A Happy Ending Is A Negative Quality In A Story
I was thinking the other day about some of my favourite books, and after musing for a while and flicking through a few of them, I began to see a common link; Most, if not all, had sad, depressing and rather gloomy endings. Sounds rather strange at first, but I believe happy endings.. are bad.. There must be a million books where ‘the guy gets the girl’, ‘the person recovers from their terminal illness’ etc. I don’t really read books for comfort or to feel good about myself or life in general. I read a book because I want a gripping and thrilling story line, happy endings seem to blight the former.
Now, a few examples:
1984
Classic book, story of one man’s struggle against a totalitarian goverment, when practically everybody else is brainwashed by it, Now in all fairness with the story the way it is (and anyone who’s read it will understand what I mean) it would be a little unrealistic if it did have a happy ending, and the one man managed to overturn an entire regime. The final paragraph is a literary masterpiece, and like everybody else he loses the fight against ‘big brother’.
He gazed up at the enormous face. Forty years it had taken him to learn what kind of smile was hidden beneath the dark moustache. O cruel, needless misunderstanding! O stubborn, self-willed- exile frm the loving breast! Two gin-scented tears trickled down the side of his nose. But it was all right, everything was all right, the struggle was finished. He had won the victory over himself. He loved Big Brother.
The Trial
This book is rather unique in the way that the actual plot is quite thin, but it still is a very compelling and enticing read. It’s basically about a rather normal man who one day wakes up to find himself ‘under arrest’ (although not ‘under arrest’ as we would imagine, he is still allowed to leave his house and attend work) long story, short; the book ends with two men who take him to a quarry and kill him, he goes with them because he has become so.. mentally distorted.. by the whole incident he is pretty much expecting to be executed. You never find out what he did wrong, and nor does he.
And to finish, A quote from the author of ‘The Trial’: Franz Kafka, pretty much sumarising my views on the point of ‘happy endings’.
I think we ought to read only the kind of books that wound and stab us. If the book we are reading doesn’t wake us up with a blow on the head, what are we reading it for? …we need the books that affect us like a disaster, that grieve us deeply, like the death of someone we loved more than ourselves, like being banished into forests far from everyone, like a suicide. A book must be the axe for the frozen sea inside us.

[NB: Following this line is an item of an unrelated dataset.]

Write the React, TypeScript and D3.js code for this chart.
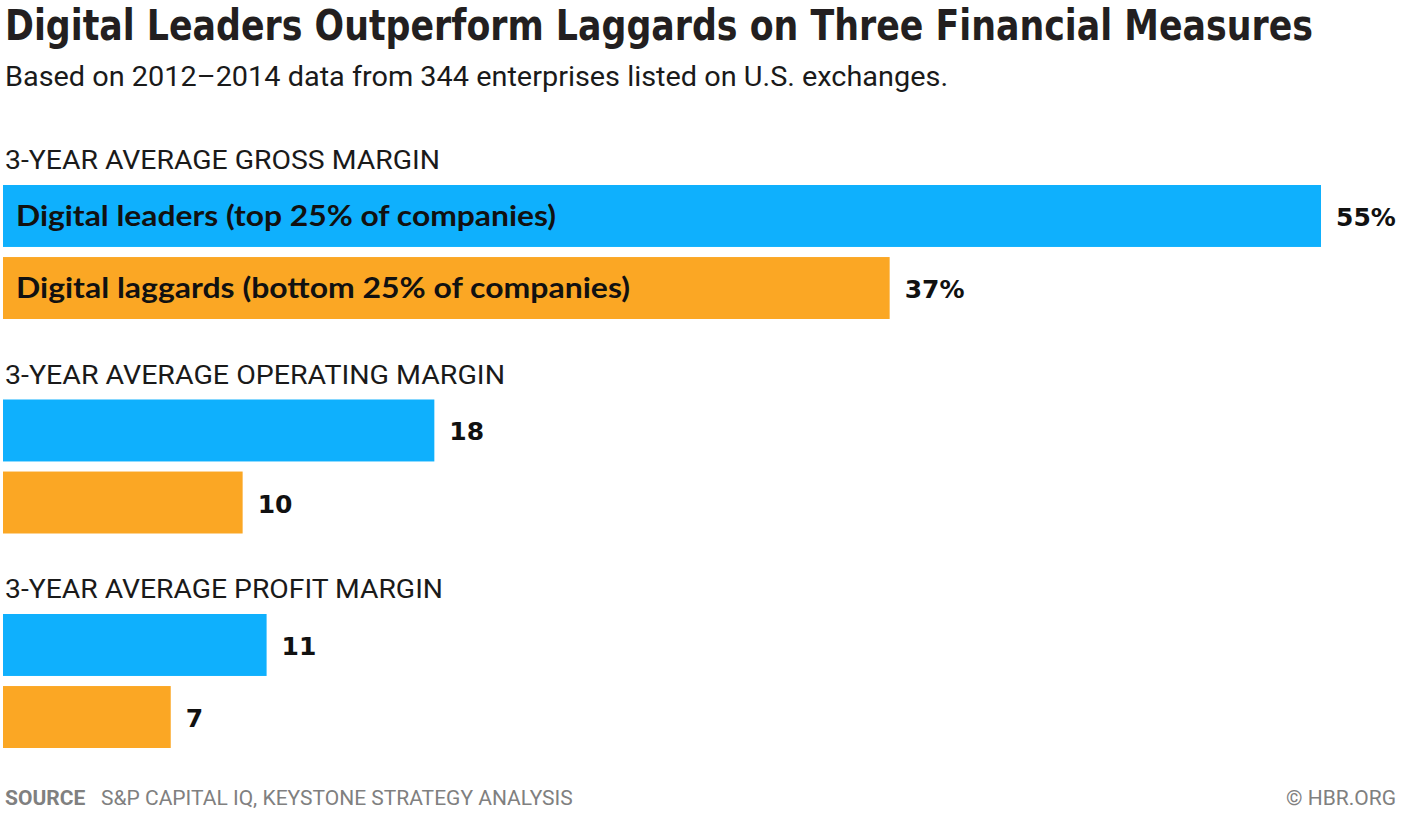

Now go read some star trek. Star trek books have these same qualities as in their not always a happy ending. Ask me on MSN for some recommendations
Happy endings are for the movies.
And parlors.
Now go read some star trek. Star trek books have these same qualities as in their not always a happy ending. Ask me on MSN for some recommendations
Bwahahahahahahahahahahaaaa… Ha. Star Trek.
Anywho. I enjoy the occasional happy ending when it has been deserved, but most of the time, thesy seem to become to predicted, half the books I read you an gather what’s going to happen to the main character. Some books like one I read called “Scarecrow” are actually a nice change to the normal working of a book, where unexpected things happen that you cam’t believe the author would do, I enjoy books like that.
I think that happy ending or bad ending are both fine as far as the book is interesting. But thinking about your post I realized that the books I like the most (except for LOTR, which stays aside) do not have happy or bad endings at all. They just flow and leave a feeling of something pure and even magical. I can’t even tell the exact story details or these books anymore, but I still remember the feelings they brought. These two would be examples:
Ray Bradbury’s Dandelion Wine
To Kill A Mockingbird by Harper Lee
I think that if an ending can tie things up without being sappy and cliche, then it’s worth it. I also loved the ending of 1984, it was a really touching way to end things off. Unlike Brave New World, it left you with something to think about.